Dominique Venner committed suicide on Tuesday in front of the altar of Notre Dame Cathedral in Paris. The death of the 78-year-old essayist and historian sparked numerous reactions from French nationalists.
Several executives and members of the country's far-right National Front party took to Twitter to praise Venner. Directly referencing Venner's last blog post, National Front party leader Marine Le Pen called the writer's act an "eminently political" gesture destined to "awaken the people of France."
"All our respect to Dominique Venner whose last gesture, an eminently political one, attempted to awaken the people of France.
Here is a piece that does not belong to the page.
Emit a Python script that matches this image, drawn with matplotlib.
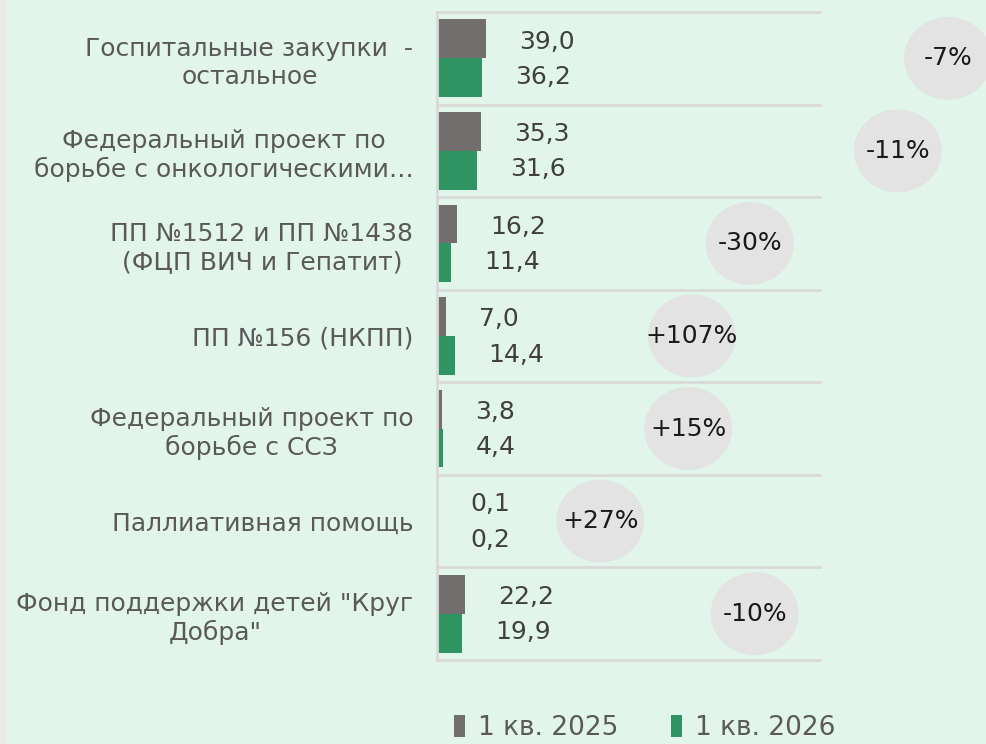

MLP"
Tout notre respect à Dominique Venner dont le dernier geste, éminemment politique, aura été de tenter de réveiller le peuple de France. MLP
-- Marine Le Pen (@MLP_officiel) 21 mai 2013
In a blog post published on the same day as his suicide, Venner talked about "new gestures, spectacular and symbolic ones, to rattle lethargies, to shake anaesthetised consciences and awaken the memory of our origins."
Louis Aliot, vice-president of the National Front and Marine Le Pen's partner, also paid his respects, calling Venner an "intransigent and courageous defender of our civilisation's values."
"My emotional thoughts go out to the tragic disappearance of D.Venner, intransigent and courageous defender of our civilisation's values."
Pensée émue pour la disparition tragique de D.Venner, défenseur intransigeant et courageux des valeurs de notre civilisation.
-- Louis Aliot (@louis_aliot) 21 mai 2013
Bruno Gollnisch, another figure of the National Front, saw Venner's suicide as a "protest against the decadence of our society." Gollnisch argued that Venner "experienced" the approval of the law on gay marriage "as it should have been experienced, as a promotion of decadence and a defacement of marriage."
Gollnisch added that "it wasn't his only fight, he also protested against the programmed disappearance of the French people, the progressive substitution with other populations."
Julien Rochedy, the president of the National Front youth group tweeted:
"It's with immense sadness that I hear about Dominique Venner's suicide. He will be reunited with the heroes from the Iliad he loved so much."
C'est avec une immense tristesse que j'apprends le suicide de Dominique Venner. Il va rejoindre les héros de l'Iliade qu'il aimait tant.
-- Julien Rochedy (@JLRochedy) 21 mai 2013
According to some members of the National Front, Venner was considered as a potential candidate to head the party when it was founded in 1972.
Honorary president Jean-Marie Le Pen commented on the suicide to the AFP by comparing it to the death of Pierre Drieu La Rochelle, a writer who collaborated with the Nazis during WWII and who committed suicide in 1945. "An intellectual suicide, which testifies with death," declared the founder of the National Front.
On Tuesday night, thousands of far-right militants gathered in front of Notre Dame Cathedral, carrying torches and national flags. According to Le HuffPost, an unidentified speaker said: "We ignored the deep causes of his gesture. We are here to pay tribute to his last fight (...) He always defended France, beautiful, strong and proud of itself."